How Many Dirty Dishes Do Deviants Do?

     Washing dishes is inevitable. While living with people who don't their dishes is an opportunity to forgive, it’s crap though right? Kitchens sporting food dried on forks, vermin and sticky crumbs under foot are gross. We all have something we won’t do. I don’t balance my check book. Some of us manage to forgive ourselves for slacking until we’re about to be caught and only then get on with it. There are psychological theories for chores we avoid like energy blocks, childhood traumas or even past life fears, but it is all hooey if understanding the psychology of avoidance does not get the job done.
     Does anybody like doing dishes? Hell no. Scullery maid was the lowest rung in the manor house. The status has not changed since dishes were invented by Og’s cousin.
     Dishwashers have elevated the task to moving dishes around, but most require rinsing. Letting dirty dishes mold until there are enough to fill a dishwasher doesn’t count as dish doing. People who clean up after themselves become sadly infuriated when others don’t. Monumental fortitude is required to let it go. Just breathe.   
      For some, walking up to a full sink of scummy china, slimy utensils and greasy pans is the same as being marched through town naked. Facing a firing squad is higher on the list. Threatening does no good. Neither guilt nor shame produces results. Announcing that adults clean up after themselves does not get the dishes done. A dish slacker will only hate with more fervor those who take issue. Dirty dishes will mound to the ceiling because they have your number. Dish deviants know that someone who gets bent about a dirty dish on the drain board will always do them first. Those with the darkest hatred for dish doing will wait you out with a knowing smirk while laughing at your pain. Martyred dish doers seethe with resentment that only hurts themselves.
       Are any of the following true? Ninety percent of all dirty dishes are washed by women. Men marry for sex, but stay married for a clean kitchen. People who do not see dirty dishes are missing parts of their brain. Men who do dishes are pansies. Paper plates are for trailer parks. Anyone who claims to like doing dishes is lying. Women who insist on equally sharing the chore are likely to live alone. Women who live alone and do not do their dishes experience a freedom that a thousand years of emancipation cannot equal. Slavery came into being shortly after dishes were invented. Dishes suck.
     I have a solution short of praying for dish fairies to magically clean the kitchen while I sleep. 3D printable dishes. They could be made from a recyclable material resembling fine china and printed in any pattern or color the next day. Smashing dirty dishes into a hopper after every meal would relieve a lot of stress. It's way more likely than convincing dish loafers to wash their own. Or vote for Donald Trump, which guarantees there will be much bigger problems very soon. 

Sunday, December 20, 2015

Prances with Coyotes

     A scene unfolded in my friend’s yard in New Mexico of comic proportions. A roadrunner scampered around eating grasshoppers oblivious to a coyote lurking nearby. I was torn. Observe and photograph what was about to unfold or rush outside and chase the coyote away. The roadrunner turned his back ignoring the coyote, then surprisingly jumped through the fence closer to harm. The coyote crept up looking this way and that pretending not to notice the bird. I zoomed in on the slow motion action. 

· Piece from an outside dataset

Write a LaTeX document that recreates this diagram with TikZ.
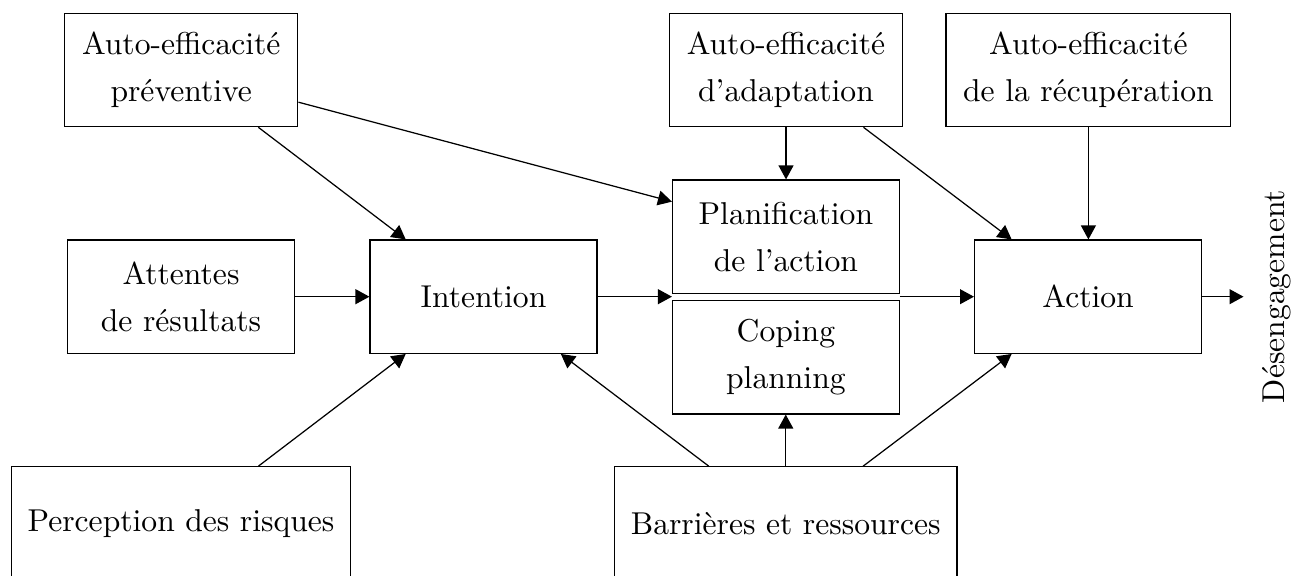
\documentclass[tikz,border=0pt]{standalone}
\usepackage{fontspec}
\usetikzlibrary{arrows.meta,calc}
\begin{document}
\begin{tikzpicture}[x=0.3226pt,y=-0.3226pt,
  box/.style n args={2}{draw, line width=0.4pt, inner sep=0pt,
    minimum width=#1*0.3226pt, minimum height=#2*0.3226pt,
    align=center, font=\fontsize{10.2}{15.16}\selectfont},
  lbl/.style={inner sep=0pt, font=\fontsize{10.2}{15.16}\selectfont},
  arr/.style={-{Triangle[length=4.5pt,width=4.8pt]}, line width=0.4pt}]
\useasboundingbox (0,0) rectangle (1291,576);
% top row
\node[box={233.1}{113}] (aep) at (181.25,70.2) {Auto-efficacité\\préventive};
\node[box={233.6}{113}] (aea) at (786,70.2) {Auto-efficacité\\d’adaptation};
\node[box={284.7}{113}] (aer) at (1088.4,70.2) {Auto-efficacité\\de la récupération};
% middle
\node[box={226.7}{113.3}] (pla) at (785.9,236.7) {Planification\\de l’action};
\node[box={226.7}{113.3}] (cop) at (785.9,357.3) {Coping\\planning};
\node[box={227.2}{113.3}] (att) at (181,296.7) {Attentes\\de résultats};
\node[box={226.9}{113.3}] (int) at (483.5,296.7) {Intention};
\node[box={227}{113.3}] (act) at (1088.1,296.7) {Action};
% bottom
\node[box={339.7}{114}] (per) at (181,523.8) {Perception des risques};
\node[box={342.5}{114}] (bar) at (785.75,523.8) {Barrières et ressources};
% right label
\node[lbl, rotate=90, anchor=base] (des) at (1284,296.5) {Désengagement};
\coordinate (out) at (1243.5,296.7);
% connectors
\draw[arr] ($(aep.south west)!0.829!(aep.south east)$) -- ($(int.north west)!0.159!(int.north east)$);
\draw[arr] ($(aep.north east)!0.78!(aep.south east)$) -- ($(pla.north west)!0.194!(pla.south west)$);
\draw[arr] (att.east) -- (int.west);
\draw[arr] (int.east) -- (int.east -| pla.west);
\draw[arr] (act.west -| pla.east) -- (act.west);
\draw[arr] (act.east) -- (out);
\draw[arr] (aea.south) -- (aea.south |- pla.north);
\draw[arr] ($(aea.south west)!0.83!(aea.south east)$) -- ($(act.north west)!0.165!(act.north east)$);
\draw[arr] (aer.south) -- (aer.south |- act.north);
\draw[arr] ($(per.north west)!0.727!(per.north east)$) -- ($(int.south west)!0.159!(int.south east)$);
\draw[arr] ($(bar.north west)!0.276!(bar.north east)$) -- ($(int.south west)!0.839!(int.south east)$);
\draw[arr] (bar.north) -- (bar.north |- cop.south);
\draw[arr] ($(bar.north west)!0.725!(bar.north east)$) -- ($(act.south west)!0.165!(act.south east)$);
\end{tikzpicture}
\end{document}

     A poor, innocent creature was about to be eaten and by hesitating I had done nothing to prevent it. The roadrunner flicked its long tail and casually raised a witless topknot as if inviting the inevitable. Run, run like hell now! The coyote looking hungry and determined took another careful step forward. The bird unbelievably turned its back again.  
     Any minute flying feathers and gnashing teeth would turn an iconic southwest fowl into Thanksgiving dinner for a cunning scavenger. Dammit. 

      The coyote stood frozen staring intently, then took one quick step. It happened so fast I didn’t see it. My camera was focused beyond the fence and the scene with the bird was mercifully blurred. I really didn’t want to watch. 


      Then the coyote stopped and looked up. Nothing had happened. I refocused and found the roadrunner merrily perched on top of a nearby fence post. It had jumped straight up, an impossible leap in my mind, but those spring-loaded legs propelled it upward out of harm’s way revealing a sneaky, well planned foil. A crazy little happy dance on the fence post ensued. The coyote sauntered over and glared up at the roadrunner before jumping through the fence and trotting off through the scrubby weeds.

    The roadrunner struck a pose for victory. Then to my surprise it jumped to the ground and took off after its predator. Surviving wasn’t enough, the torment had to be repeated. I watched the roadrunner leap onto another fence post when the coyote got too close and laughed out loud. I had been wrought with concern for the poor bird only moments before and now felt sorry for the frustrated coyote. This was no ordinary bird. With amazing timing and bravado the little jerk outwitted the coyote time and again. 

     I have to admit that I had not connected the seriously obvious dots until my friend said, “Beep Beep”. Right, of course, I missed that. Who’s the superior species now? Native to the Americas coyotes have been around for at least one hundred and twenty thousand years. Roadrunners, I swear. Taunting coyotes is clearly a time honored pastime.